One of the great lies that many parents tell themselves is that their kid is perfect.
You know how it is — they’re your little angel and can do no wrong! They’re the cutest baby in the world, and you’re pretty certain they started walking and talking before everyone else’s baby because they’re so smart! Bow down before the greatest child who has ever lived!
This delusion gets harder to maintain as your child gets older and the things they can — and do — do wrong start piling up. But there is a way to keep it alive…
The terrible twos and the threenage wasteland and the eff-you fours go a long way towards revealing the flaws in your child’s behavior and, potentially, their ultimate personality. But just because your kid sometimes sucks doesn’t mean they’re doomed.
It’s possible to convince yourself that the negative traits the apple of your eye is displaying at the tender age of three or five or seven are a good thing, and will actually serve them well as an adult. It’s glass half-full parenting!
Make no mistake: if 2017 is has been any indication, hope is dead and optimism is futile. You’re definitely kidding yourself, but hey, self-delusion is a key aspect of surviving as a parent! Besides, you could get lucky: depending on your kid’s path in life, their worst traits might help them be successful!
Because while we parents do our best to teach our kids well and raise kind, generous, open-minded individuals, we all know the real world is quite flawed, and in many cases, nice guys finish last. So it’s possible your kid’s jerk personality will actually be a boon when they get older.
Here are a few examples of terrible behavior that might pay dividends down the line, especially if your kid grows up to pursue a career in politics.
Glass Half-Full Parenting
- They don’t take “no” for an answer: Perseverance is an important trait and can help them overcome challenges and become a successful person who isn’t easily deterred and is willing to fight for what they want.
- They don’t take “yes” for an answer: My 7-year-old is rarely satisfied. He always wants more. As a child, it’s obnoxious and ungrateful. As an adult, he’ll be among the 1%! Greed is good!
- They never stop talking: I’m actually not sure how this translates into a positive adult trait. Maybe if they need to filibuster in Congress?

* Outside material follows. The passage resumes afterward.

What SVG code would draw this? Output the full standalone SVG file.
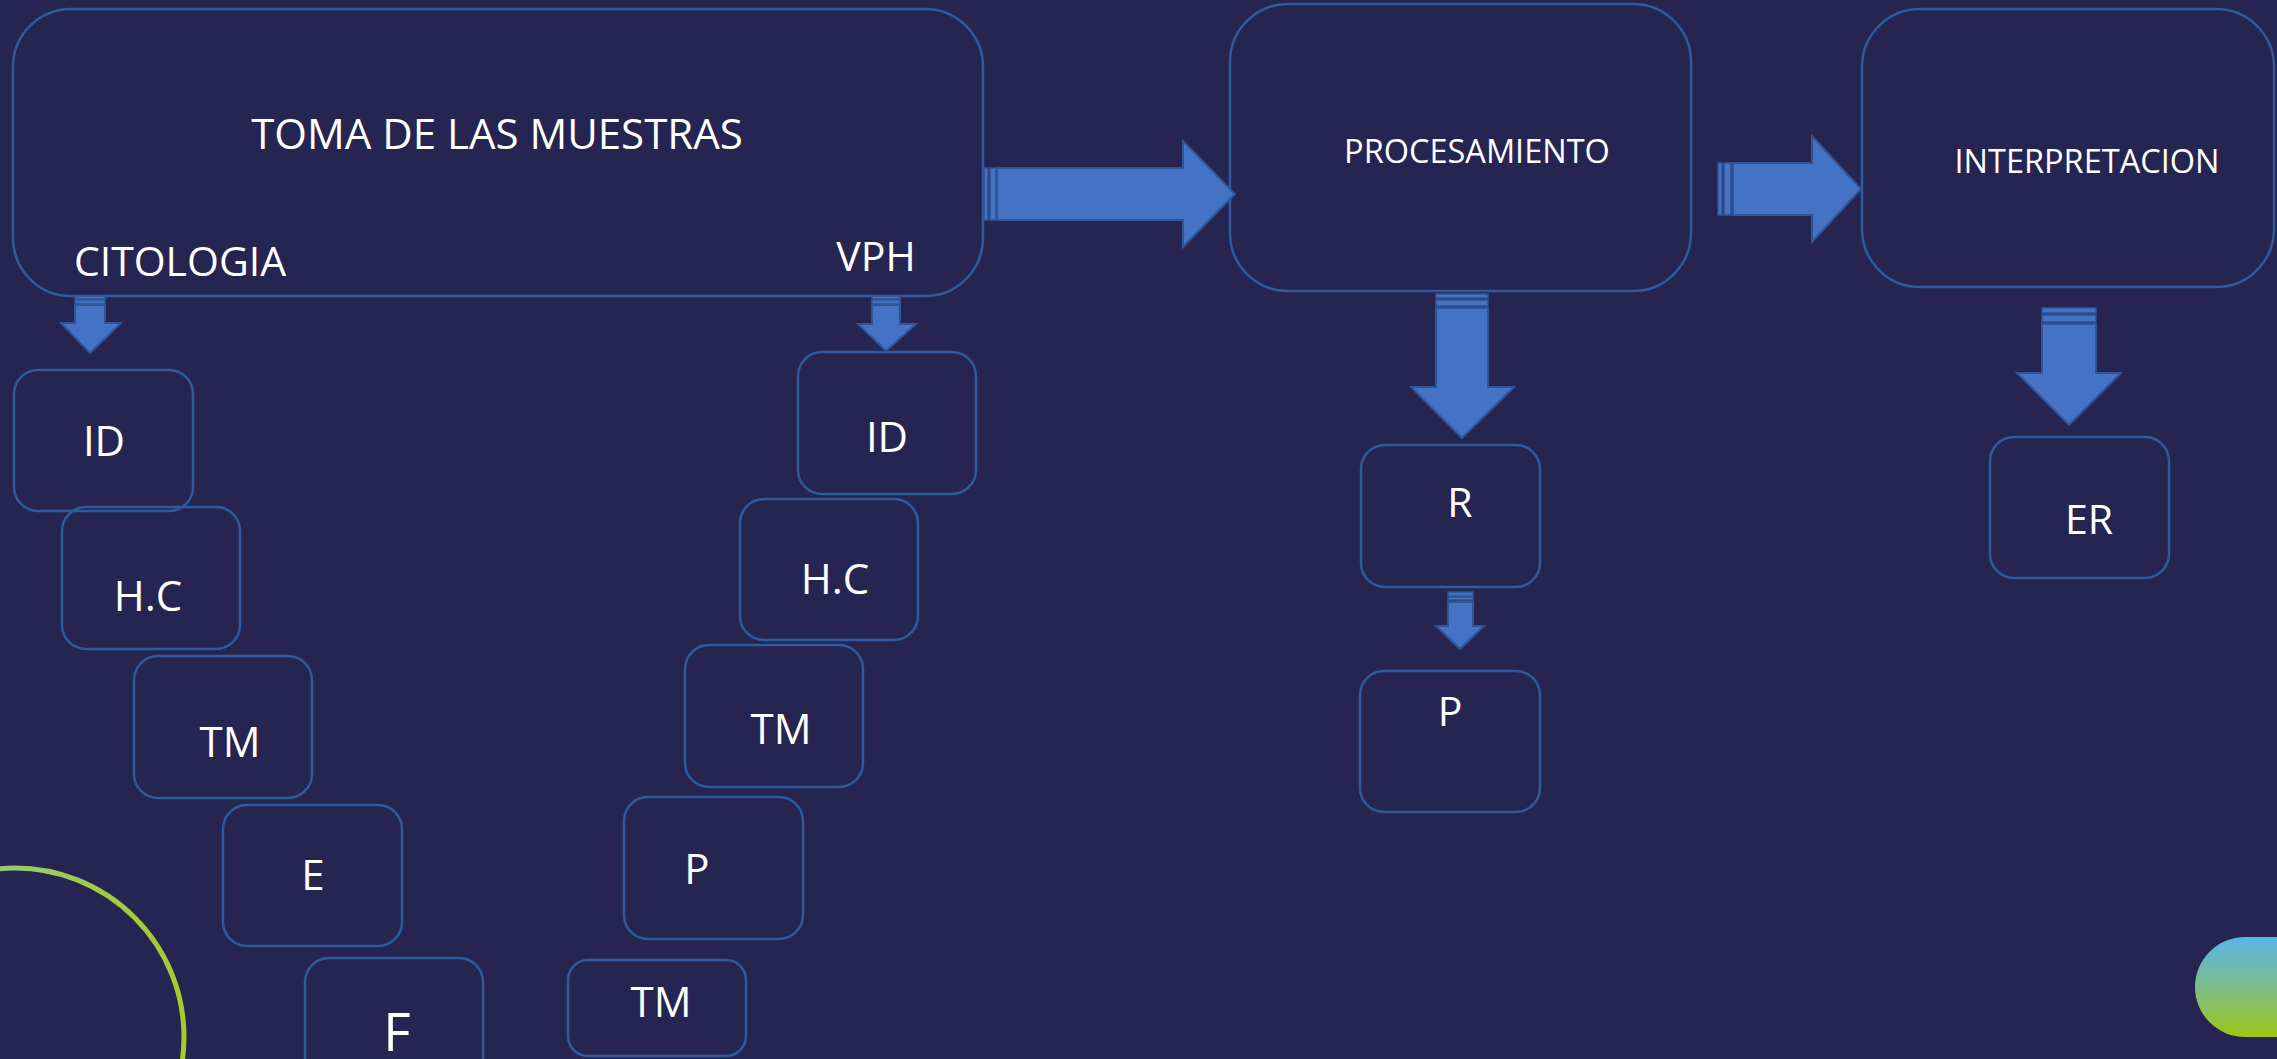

- They do whatever they want because they “like it” and “want to!”: Doing whatever you want whenever you want regardless of the context or consequences is not something most adults can get away with, but if your little one plays their cards right, they just might end up securing the Republican nomination for president!
- They throw fits when they don’t get their way: Pure Congress material! The kid clearly has a bright future obstructing others from accomplishing worthwhile goals merely because they are spiteful, petty, and selfish. Count your blessings!
- They refuse to budge, literally and figuratively: Sometimes when my 7-year-old doesn’t want to go somewhere or do something, he’ll not only refuse, but he will also make his body like jello so he has to be dragged. I hate to keep relating this to politics, so instead let’s say he’ll maybe have a future as, I dunno, a hockey goalie or something? Let’s be honest, the world’s biggest assholes all enter politics. There’s no other option.
See? Don’t be too hard on your defiant little tyrant. With glass half-full parenting, you can imagine that one day, those personality traits you find most obnoxious and most difficult to deal with will be the very attributes that get him elected to public office and/or the subject of investigations and indictments. Hooray!
Kids and adults aren’t all that different really. The primary difference — besides bills and responsibilities and being mostly dead inside — is that adults learn how to control their emotions, at least in public, most of the time, not including while driving or when drunk.
We often feel the same way as our kids, and would probably even have many of the same reactions they do, except for the fact that we’ve grown up constrained by the tiresome rules of civility and decorum. But even then, most of us would probably still throw tantrums if it weren’t so humiliating and wouldn’t get us fired-slash-divorced-slash-arrested-slash-committed. But not in the Oval Office!
I’m sorry, going into politics isn’t exactly a dream scenario for everyone, especially right now. So I guess some of this isn’t exactly glass half-full parenting after all… unless you consider a future of getting paid a ton for doing nothing besides making sure the gun lobby is satisfied a good thing!